What are you going to do on the moon?

It is a strange situation… When the first Russian astronaut, Yuri Gagarin – who reached closest to the moon in the history of man – came back, he was asked by the journalists, “What was your first thought when you reached the moon?”

He said, “The first thought… I looked at the earth. It was looking so beautiful from there. It is eight times bigger than the moon, and from the moon it shines exactly as moon shines, but eight times more. The moon becomes just as ordinary as the earth.”

It is only from far away that you catch the reflected rays of the sun. The moon has no light of its own; when you reach the moon, it is the most deserted, the ugliest spot possible, because there is no water, no greenery, no roses. Nothing happens there at all – it is just a desert, utterly dead.

“But from the moon,” Yuri Gagarin said, “my first thought was, `My beautiful earth…'” Strange, when you live on the earth, you don’t bother about the earth. Yuri Gagarin had lived his whole life on the earth and he had never thought, “My beautiful earth…”

And the second thing he said was, “When I uttered to myself `my beautiful earth,’ I remembered that I am a communist and I belong to the Soviet Union. But from the moon the earth is no longer divided into the Soviet Union and Germany and Japan and America and India.” All these stupid lines that we have created on the map don’t exist on the earth. For the first time, from the moon, he felt one humanity, one earth – and so beautiful.
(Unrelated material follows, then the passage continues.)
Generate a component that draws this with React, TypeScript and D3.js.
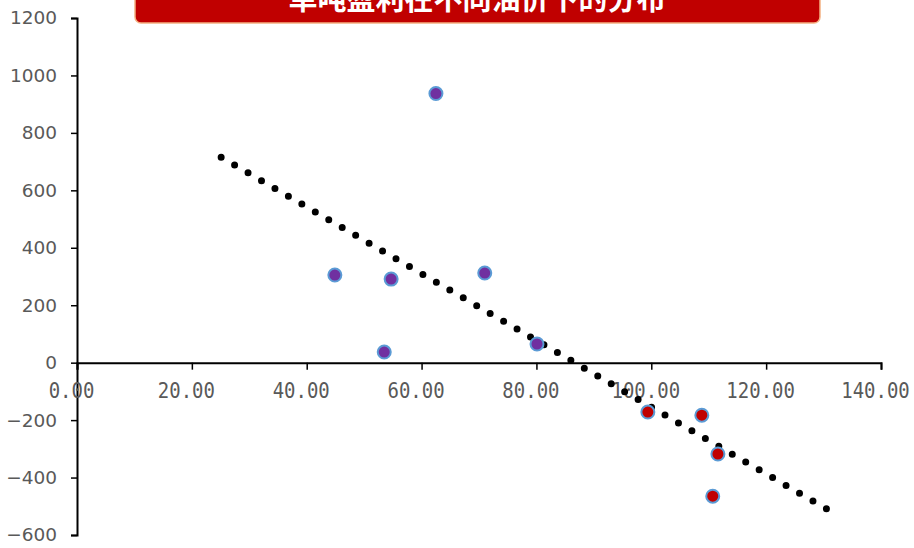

Yuri Gagarin was in India. I met him in New Delhi and I asked him, “Since you have been back to the earth, have you ever thought again, ‘How beautiful is my earth’?”

He looked at me shocked. He said, “Nobody has asked that question and I have never thought that about the earth again.”

Man looks always to faraway things; he seems to be completely unaware of that which is obvious, that which is close.